La cause est entendue
Deux des trois augures sont tombés. En juin, l’oracle Jerome prophétisait que trois rapports américains sur l’inflation répondraient à deux questions cet été. La politique commerciale de Trump a-t-elle un effet inflationniste aux États-Unis? Et si oui, dans quelle mesure? La réponse à ces questions déterminera l’issue de la prochaine réunion de la Fed (septembre). Maintenir plus longtemps un taux directeur restrictif pour contrer l’inflation, ou resserrer la politique pour faire face aux risques de baisse de la croissance et de l’emploi? Depuis hier, le deuxième scénario est devenu définitivement plus probable.
Les taux d’inflation américains pour le mois de juillet ont été entièrement conformes aux attentes. Le niveau général des prix a augmenté de 0,2% sur une base mensuelle et s’est stabilisé à 2,7% en glissement annuel. Dans une fourchette plus serrée, l’inflation de base (hors prix de l’alimentation et de l’énergie) a augmenté de 0,3% en glissement mensuel, passant de 2,9% en glissement annuel à 3,1%. Le marché n’en a pas perdu le sommeil. Il s’intéressait surtout à l’inflation des marchandises (corrélée aux tarifs douaniers). Verdict: avec une hausse de 0,22% en glissement mensuel, l’augmentation de 0,55% enregistrée en juin (le plus haut niveau depuis début 2022) ne s’est pas poursuivie. Il n’y a pas eu de fortes hausses de prix dans des catégories de produits comme le mobilier (0,7% en glissement mensuel) ou les appareils électroménagers (0,1% en glissement mensuel). Vu le faible rapport sur le marché de l’emploi en juillet (fortes révisions à la baisse pour mai et juin), le marché mise encore plus sur un abaissement de taux (25 pb) en septembre. Le taux américain à 2 ans a perdu environ 4 points de base. La pente de la courbe des taux s’est raidie. Sur les durées plus longues, les taux ont augmenté: ceux qui aspirent à une politique monétaire plus souple, propice à la croissance, ont lieu de craindre une hausse des taux à long terme dans un contexte où l’inflation est toujours supérieure à 2%. Quant aux taux européens, ils ont suivi le mouvement de la courbe. Le taux allemand à 30 ans, par exemple, a clôturé à son niveau le plus élevé depuis 2011 (3,3%).

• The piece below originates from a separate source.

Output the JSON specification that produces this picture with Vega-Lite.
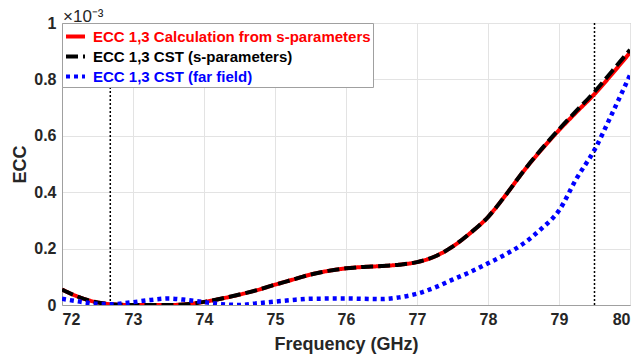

Sur le marché des changes, le dollar a replongé. Le cours EUR/USD a initialement grimpé de 1,16 à 1,1650, bien qu’il soit revenu au-dessus de 1,17 depuis. Le seuil suivant est le sommet annuel, EUR/USD 1,1829. D’instinct, nous dirions qu’il n’en faudrait pas beaucoup pour que le scénario de septembre de l’année dernière, un abaissement de taux de 50 points de base, revienne au goût du jour. Si les chiffres économiques sont décevants demain (inflation des prix à la production, demandes d’allocations de chômage hebdomadaires) ou vendredi (ventes au détail, enquête auprès des consommateurs de l’université du Michigan), cela pourra suffire à en convaincre le marché.
Outre le taux d’inflation et les attentes associées concernant la politique de la Fed, le président Trump a encore érodé la crédibilité du billet vert. Directement d’une part, en menaçant d’intenter des poursuites contre le président Powell en raison du dépassement du budget de la rénovation du siège de la Fed (la piste “légale” vers un licenciement). Indirectement d’autre part, en nommant un fantoche à la tête du Bureau de la statistique du travail, qui a proposé de suspendre la publication mensuelle des principaux rapports sur le payroll jusqu’à ce que la collecte et le traitement des données puissent être plus précis.